Is it possible that you’re a part of the class that, yes, doesn’t experience the negative aspects of the community, and thus has no empathy for those that do? …
… Personally I find that attitude an excuse to be callous and lazy. Actually taking the time to understand other people and their issues, truly trying to get outside of your own biases and experiences and put yourself in their shoes, is more impressive to me.18
Commenter D defended the idea that even if many people have never themselves experienced troublesome behavior in open source communities, reports from people who claimed they had should not be dismissed. The comment also leaves open the possibility that one person’s merely “not warm and helpful” experience in a given community might be experienced as extremely alienating to another person. This commenter raised the potential for differences in how participants are situated, and felt that CoCs may do some work to raise awareness and empathy levels about these differing backgrounds and experiences. Commenter C, meanwhile, argues for personal responsibility, equality among adults, and, implicitly, the right to self-determine and self-organize, without the introduction of “distrust.”

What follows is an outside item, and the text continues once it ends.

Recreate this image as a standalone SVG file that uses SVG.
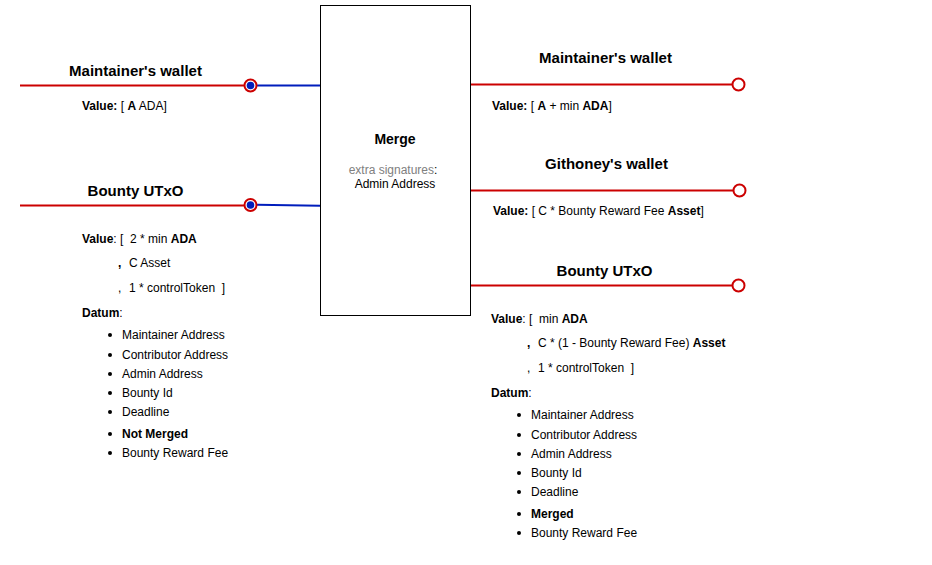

Though patently contentious, codes of conduct have gained momentum as one form of intervention into open-technology communities. Plainly, there is a spectrum of belief and practice concerning how to characterize, let alone solve, the problems these commenters identify and tussle over. Even when people are not arguing for free speech absolutism (including the right to be as “vile” as possible), how to open up the ranks of open technology to more people presents formidable challenges.
At the origin of FLOSS and hacker culture, there was a tension between the individualized pleasure and agency that FLOSS had nurtured, versus longings for a collective and even progressive formation that is inclusive—one might say open—toward many different kinds of people.19 Over time, the tendency to overlook adversarial behavior that expanded the freedoms of some participants at the expense of others came to be viewed as too harmful to be allowed to persist. Codes of conduct were one proposal to hack the communities where FLOSS enthusiasts congregated to collaborate and build projects through code and electronics.
The contestations here, about making software and hardware communities more welcoming, more aware of off-putting behavior, and more aware of historical patterns of inclusion and exclusion, show technical communities in the throes of articulating their own values. In spite of the arguments that GitHub’s decision spawned, when GitHub changed its own rules to add a code of conduct, it was responding to conversations happening across FLOSS and hacking communities. More and more people were coming to believe that this sort of change was needed to make these spaces more welcoming, more self-aware, and more inclusive. At the same time, we might ask whether small “hacks” to the community standards for open source software groups can be effective for addressing persistent and larger-scale historical and structural inequalities.
How would you define “community norm”? (What is an example?)
How might a “norm” be different from a formal rule? Why does this matter?
Why did open source communities introduce codes of conduct? What problems are they meant to solve, and are they effective?
Review the GitHub Code of Conduct template here: https://github.com/probot/template/blob/master/CODE_OF_CONDUCT.md
Do you think this is controversial? Why or why not? What changes would you make to this document? Are there other changes besides a code of conduct you might introduce in a software community to make it more inclusive or otherwise try to change behavior there?
Peer share: Can you think of examples from your own life and participation in school, work, or other settings that have parallels to the issues in this case? What kind of solutions do you think would be most effective, and why?
Do you think that changes like adding a code of conduct in an open source community will have effects in the wider society? Why or why not?